Time Complexity: BST Find Minimum Element
O(h)
0
0
BST Find Minimum Element in DSA Go - Time & Space Complexity
Understanding Time Complexity
We want to understand how long it takes to find the smallest value in a Binary Search Tree (BST).
How does the time needed change as the tree grows bigger?
Scenario Under Consideration
Analyze the time complexity of the following code snippet.
func findMin(root *Node) *Node {
current := root
for current.Left != nil {
current = current.Left
}
return current
}
This code finds the minimum element by moving left until no more left child exists.
Identify Repeating Operations
Identify the loops, recursion, array traversals that repeat.

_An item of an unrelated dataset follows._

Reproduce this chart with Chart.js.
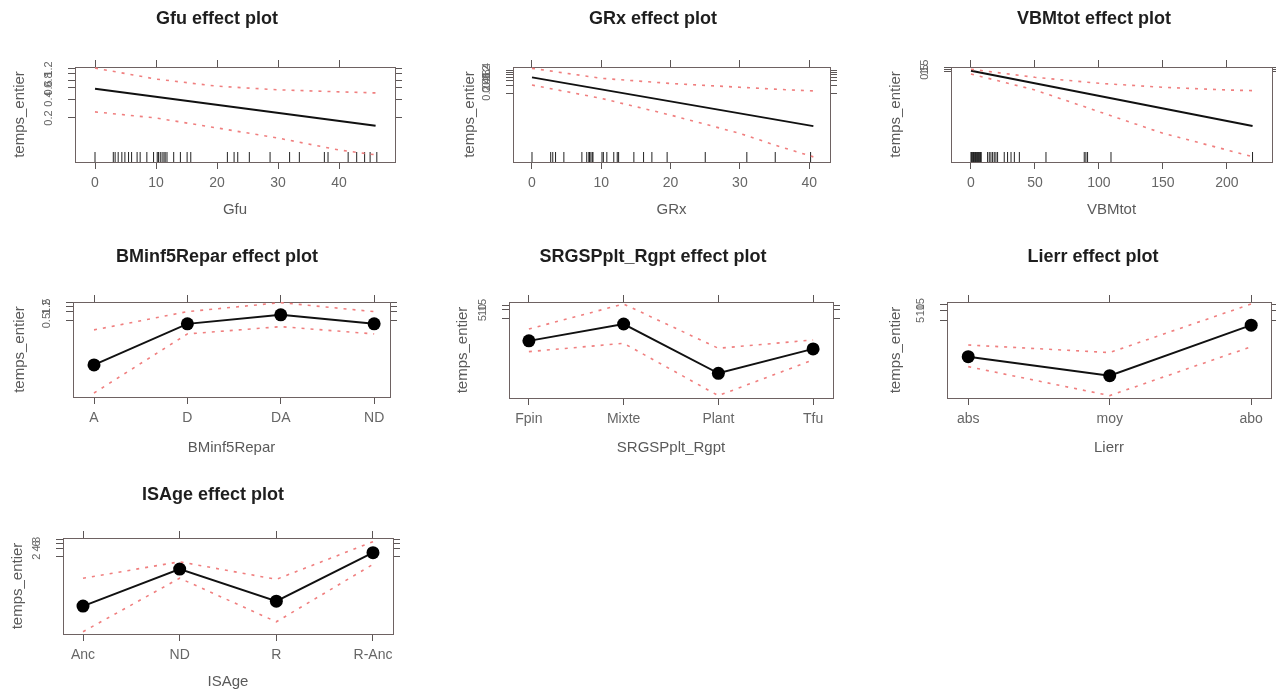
<!DOCTYPE html>
<html>
<head>
<meta charset="utf-8">
<title>Effect plots – temps_entier</title>
<script src="https://cdn.jsdelivr.net/npm/chart.js@4/dist/chart.umd.min.js"></script>
<style>
  html, body { margin: 0; padding: 0; background: #fff; overflow: hidden; width: 1276px; height: 691px; }
  .panel { position: absolute; }
  .panel canvas { display: block; }
</style>
</head>
<body>
<script>
// ---------- Gfu (continuous predictor) ----------
const gfuFitX   = [0, 46];
const gfuFit    = [0.58, 0.15];
const gfuBandX  = [0, 10, 20, 30, 40, 46];
const gfuUpper  = [1.24, 0.83, 0.64, 0.56, 0.52, 0.50];
const gfuLower  = [0.25, 0.20, 0.139, 0.096, 0.062, 0.052];
const gfuRug    = [0, 3.0, 3.3, 3.8, 4.4, 4.9, 5.5, 6.0, 6.9, 7.4, 8.5, 9.6, 10.2, 10.4, 10.7, 11.0,
                   11.3, 11.5, 11.8, 12.9, 14.0, 15.1, 15.7, 21.7, 22.8, 23.4, 25.3, 28.7, 31.9,
                   33.5, 37.6, 38.2, 41.5, 42.9, 44.2, 45.1, 46.2];
const gfuXTicks = [0, 10, 20, 30, 40];
const gfuYTicks = [0.2, 0.4, 0.6, 0.8, 1, 1.2];

// ---------- GRx (continuous predictor) ----------
const grxFitX   = [0, 40.6];
const grxFit    = [0.78, 0.0113];
const grxBandX  = [0, 10, 20, 30, 35, 40.6];
const grxUpper  = [1.71, 0.72, 0.46, 0.33, 0.28, 0.24];
const grxLower  = [0.40, 0.126, 0.0295, 0.0060, 0.0022, 0.00078];
const grxRug    = [0, 2.7, 3.0, 3.4, 4.6, 7.2, 7.9, 8.2, 8.3, 8.5, 8.7, 8.8, 10.1, 10.3, 10.8,
                   11.8, 12.3, 12.5, 14.7, 16.1, 17.3, 19.5, 25.0, 31.0, 35.1, 40.2];
const grxXTicks = [0, 10, 20, 30, 40];
const grxYTicks = [0.2, 0.4, 0.6, 0.8, 1, 1.2, 1.4];

// ---------- VBMtot (continuous predictor) ----------
const vbmFitX   = [0, 220];
const vbmFit    = [0.68, 1.75e-6];
const vbmBandX  = [0, 50, 100, 150, 200, 220];
const vbmUpper  = [0.94, 0.146, 0.036, 0.0142, 0.0076, 0.0065];
const vbmLower  = [0.31, 0.0076, 4.9e-5, 3.2e-7, 6.6e-9, 1.4e-9];
const vbmRug    = [0, 0.5, 1, 1.5, 2, 2.5, 3, 3.5, 4, 4.5, 5, 5.5, 6, 6.5, 7, 7.5, 8,
                   13.0, 14.3, 15.6, 16.9, 18.2, 19.5, 20.8, 26, 28.6, 31.3, 33.9, 37.8,
                   58.6, 88.5, 89.8, 91.1, 109.4, 220];
const vbmXTicks = [0, 50, 100, 150, 200];
const vbmYTicks = [0.5, 1, 1.5];

// ---------- BMinf5Repar (factor) ----------
const bmCats   = ['A', 'D', 'DA', 'ND'];
const bmFit    = [0.0165, 0.39, 0.78, 0.39];
const bmUpper  = [0.245, 1.0, 2.0, 1.0];
const bmLower  = [0.0019, 0.18, 0.315, 0.18];
const bmYTicks = [0.5, 1, 1.5, 2];

// ---------- SRGSPplt_Rgpt (factor) ----------
const srCats   = ['Fpin', 'Mixte', 'Plant', 'Tfu'];
const srFit    = [0.76, 3.1, 0.051, 0.39];
const srUpper  = [2.05, 16.4, 0.41, 0.82];
const srLower  = [0.31, 0.62, 0.0079, 0.155];
const srYTicks = [5, 10, 15];

// ---------- Lierr (factor) ----------
const liCats   = ['abs', 'moy', 'abo'];
const liFit    = [0.39, 0.104, 3.5];
const liUpper  = [0.88, 0.52, 15.2];
const liLower  = [0.195, 0.026, 0.78];
const liYTicks = [5, 10, 15];

// ---------- ISAge (factor) ----------
const isCats   = ['Anc', 'ND', 'R', 'R-Anc'];
const isFit    = [0.034, 0.72, 0.051, 2.8];
const isUpper  = [0.34, 1.32, 0.31, 6.9];
const isLower  = [0.0041, 0.34, 0.0093, 1.07];
const isYTicks = [2, 4, 6, 8];

const RESPONSE = 'temps_entier';
const FONT = '"Liberation Sans", Arial, Helvetica, sans-serif';

const idx = (arr) => arr.map((_, i) => i);

// Panel placement on the page (box = plotting region) and axis ranges.
const panels = [
  { name: 'Gfu', kind: 'num', box: {L: 75, T: 67, R: 395, B: 162}, titleX: 217, titleY: 19, yTitleX: 20, xTitleY: 210,
    xMin: -3.28, xMax: 49.18, yMin: 0.04, yMax: 1.29,
    fitX: gfuFitX, fit: gfuFit, bandX: gfuBandX, upper: gfuUpper, lower: gfuLower, rug: gfuRug,
    xTicks: gfuXTicks, yTicks: gfuYTicks },
  { name: 'GRx', kind: 'num', box: {L: 513, T: 67, R: 830, B: 162}, titleX: 653, titleY: 19, yTitleX: 470, xTitleY: 210,
    xMin: -2.74, xMax: 43.0, yMin: 0.0005, yMax: 1.92,
    fitX: grxFitX, fit: grxFit, bandX: grxBandX, upper: grxUpper, lower: grxLower, rug: grxRug,
    xTicks: grxXTicks, yTicks: grxYTicks },
  { name: 'VBMtot', kind: 'num', box: {L: 951, T: 67, R: 1272, B: 162}, titleX: 1094, titleY: 19, yTitleX: 896, xTitleY: 210,
    xMin: -15.6, xMax: 235.2, yMin: 4e-10, yMax: 1.6,
    fitX: vbmFitX, fit: vbmFit, bandX: vbmBandX, upper: vbmUpper, lower: vbmLower, rug: vbmRug,
    xTicks: vbmXTicks, yTicks: vbmYTicks },
  { name: 'BMinf5Repar', kind: 'cat', box: {L: 73, T: 302, R: 390, B: 397}, titleX: 217, titleY: 257, yTitleX: 20, xTitleY: 448,
    xMin: -0.225, xMax: 3.17, yMin: 0.0014, yMax: 2.1,
    cats: bmCats, fit: bmFit, upper: bmUpper, lower: bmLower, yTicks: bmYTicks },
  { name: 'SRGSPplt_Rgpt', kind: 'cat', box: {L: 509, T: 302, R: 833, B: 398}, titleX: 653, titleY: 257, yTitleX: 463, xTitleY: 448,
    xMin: -0.21, xMax: 3.21, yMin: 0.0065, yMax: 19.4,
    cats: srCats, fit: srFit, upper: srUpper, lower: srLower, yTicks: srYTicks },
  { name: 'Lierr', kind: 'cat', box: {L: 947, T: 302, R: 1271, B: 398}, titleX: 1093, titleY: 257, yTitleX: 896, xTitleY: 448,
    xMin: -0.15, xMax: 2.14, yMin: 0.022, yMax: 17.5,
    cats: liCats, fit: liFit, upper: liUpper, lower: liLower, yTicks: liYTicks },
  { name: 'ISAge', kind: 'cat', box: {L: 63, T: 538, R: 393, B: 634}, titleX: 213, titleY: 495, yTitleX: 18, xTitleY: 682,
    xMin: -0.207, xMax: 3.207, yMin: 0.0034, yMax: 9.4,
    cats: isCats, fit: isFit, upper: isUpper, lower: isLower, yTicks: isYTicks }
];

const BOX_COLOR  = '#6e6262';
const TICK_COLOR = '#5c5656';
const CI_COLOR   = '#f07f7f';

// Rotated response-scale labels on the left axis (bottom-to-top reading, as in lattice)
const yLabelPlugin = {
  id: 'rotatedYLabels',
  afterDraw(chart) {
    const s = chart.scales.y;
    const ctx = chart.ctx;
    ctx.save();
    ctx.fillStyle = '#666';
    ctx.font = '11px ' + FONT;
    ctx.textAlign = 'center';
    ctx.textBaseline = 'middle';
    s.ticks.forEach(t => {
      const py = s.getPixelForValue(t.value);
      ctx.save();
      ctx.translate(chart.chartArea.left - 26, py);
      ctx.rotate(-Math.PI / 2);
      ctx.fillText(String(t.value), 0, 0);
      ctx.restore();
    });
    ctx.restore();
  }
};

function axisGrid() {
  return { drawOnChartArea: false, drawTicks: true, tickLength: 7, color: TICK_COLOR, tickColor: TICK_COLOR, lineWidth: 1 };
}

function makePanel(p) {
  const TITLE_SIZE = 18, TITLE_LH = TITLE_SIZE * 1.2, TITLE_PAD_TOP = 4;
  const X2H = 10;
  const axisLeft = p.yTitleX - 9;
  const rightNeeded = p.box.R + 10;
  let canvasLeft = axisLeft;
  let canvasRight = 2 * p.titleX - axisLeft;
  let yTitlePad = 0;
  if (canvasRight < rightNeeded) {
    canvasRight = rightNeeded;
    canvasLeft = 2 * p.titleX - canvasRight;
    yTitlePad = axisLeft - canvasLeft;
  }
  const canvasTop = Math.round(p.titleY - TITLE_PAD_TOP - TITLE_LH / 2);
  const xH = p.xTitleY - p.box.B + 9;
  const W = Math.round(canvasRight - canvasLeft);
  const H = Math.round(p.box.B + xH - canvasTop);
  const yW = p.box.L - canvasLeft;
  const y2W = W - (p.box.R - canvasLeft);
  const titlePadBottom = p.box.T - canvasTop - TITLE_PAD_TOP - TITLE_LH - X2H;

  const wrap = document.createElement('div');
  wrap.className = 'panel';
  wrap.style.left = canvasLeft + 'px';
  wrap.style.top = canvasTop + 'px';
  wrap.style.width = W + 'px';
  wrap.style.height = H + 'px';
  const cv = document.createElement('canvas');
  cv.width = W; cv.height = H;
  cv.style.width = W + 'px'; cv.style.height = H + 'px';
  wrap.appendChild(cv);
  document.body.appendChild(wrap);

  const isCat = p.kind === 'cat';
  const xTicks = isCat ? idx(p.cats) : p.xTicks;
  const fitX = isCat ? idx(p.cats) : p.fitX;
  const bandX = isCat ? idx(p.cats) : p.bandX;
  const pts = (xs, ys) => xs.map((x, i) => ({ x: x, y: ys[i] }));

  const datasets = [
    { label: 'lower', data: pts(bandX, p.lower), showLine: true, borderColor: CI_COLOR, borderWidth: 1.6,
      borderDash: [3, 6], pointRadius: 0, tension: 0 },
    { label: 'upper', data: pts(bandX, p.upper), showLine: true, borderColor: CI_COLOR, borderWidth: 1.6,
      borderDash: [3, 6], pointRadius: 0, tension: 0 },
    { label: 'effect', data: pts(fitX, p.fit), showLine: true, borderColor: '#111', borderWidth: 2,
      pointRadius: isCat ? 6.5 : 0, pointBackgroundColor: '#000', pointBorderColor: '#000', pointBorderWidth: 0, tension: 0 }
  ];
  if (!isCat) {
    datasets.push({ label: 'rug', data: p.rug.map(v => ({ x: v, y: p.yMin })), showLine: false,
      pointStyle: 'dash', rotation: 270, pointRadius: 10, pointBorderColor: '#222', pointBorderWidth: 1, clip: false });
  }

  const setTicks = (vals) => (scale) => { scale.ticks = vals.map(v => ({ value: v })); };

  new Chart(cv, {
    type: 'scatter',
    data: { datasets },
    options: {
      responsive: false,
      animation: false,
      events: [],
      layout: { padding: 0 },
      plugins: {
        legend: { display: false },
        tooltip: { enabled: false },
        title: {
          display: true, text: p.name + ' effect plot', color: '#1e1e1e',
          font: { family: FONT, size: TITLE_SIZE, weight: 'bold', lineHeight: 1.2 },
          padding: { top: TITLE_PAD_TOP, bottom: titlePadBottom }
        }
      },
      scales: {
        x: {
          type: 'linear', position: 'bottom', min: p.xMin, max: p.xMax,
          afterBuildTicks: setTicks(xTicks),
          ticks: {
            autoSkip: false, maxRotation: 0, minRotation: 0, padding: 5.6, color: '#666',
            font: { family: FONT, size: 14 },
            callback: (v) => isCat ? p.cats[v] : String(v)
          },
          grid: axisGrid(),
          border: { display: true, color: BOX_COLOR, width: 1 },
          title: { display: true, text: p.name, color: '#5a5a5a', font: { family: FONT, size: 15 }, padding: { top: 0, bottom: 0 } },
          afterFit: (s) => { s.height = xH; }
        },
        x2: {
          type: 'linear', position: 'top', min: p.xMin, max: p.xMax,
          afterBuildTicks: setTicks(xTicks),
          ticks: { display: false },
          grid: axisGrid(),
          border: { display: true, color: BOX_COLOR, width: 1 },
          afterFit: (s) => { s.height = X2H; }
        },
        y: {
          type: 'logarithmic', position: 'left', min: p.yMin, max: p.yMax,
          afterBuildTicks: setTicks(p.yTicks),
          ticks: { display: false },
          grid: axisGrid(),
          border: { display: true, color: BOX_COLOR, width: 1 },
          title: { display: true, text: RESPONSE, color: '#5a5a5a', font: { family: FONT, size: 15 }, padding: { top: yTitlePad, bottom: 0 } },
          afterFit: (s) => { s.width = yW; }
        },
        y2: {
          type: 'logarithmic', position: 'right', min: p.yMin, max: p.yMax,
          afterBuildTicks: setTicks(p.yTicks),
          ticks: { display: false },
          grid: axisGrid(),
          border: { display: true, color: BOX_COLOR, width: 1 },
          afterFit: (s) => { s.width = y2W; }
        }
      }
    },
    plugins: [yLabelPlugin]
  });
}

panels.forEach(makePanel);
</script>
</body>
</html>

- Primary operation: Moving down the left child nodes in the tree.
- How many times: At most once per level of the tree, until the leftmost node is reached.
How Execution Grows With Input
As the tree grows taller, the number of steps to find the minimum grows roughly with the height of the tree.
| Input Size (n) | Approx. Operations (steps down left) |
|---|---|
| 10 | Up to 3 (if tree is balanced) |
| 100 | Up to 6 (if tree is balanced) |
| 1000 | Up to 9 (if tree is balanced) |
Pattern observation: The steps grow slowly with input size if the tree is balanced, but can be as large as n if the tree is skewed.
Final Time Complexity
Time Complexity: O(h)
This means the time depends on the height of the tree, which is the number of levels from root to the leftmost leaf.
Common Mistake
[X] Wrong: "Finding the minimum always takes the same time regardless of tree shape."
[OK] Correct: If the tree is not balanced, the height can be as large as the number of nodes, making the search slower.
Interview Connect
Understanding how tree shape affects search time helps you explain and improve data structure choices in real projects.
Self-Check
"What if the tree was balanced using a self-balancing method? How would the time complexity change?"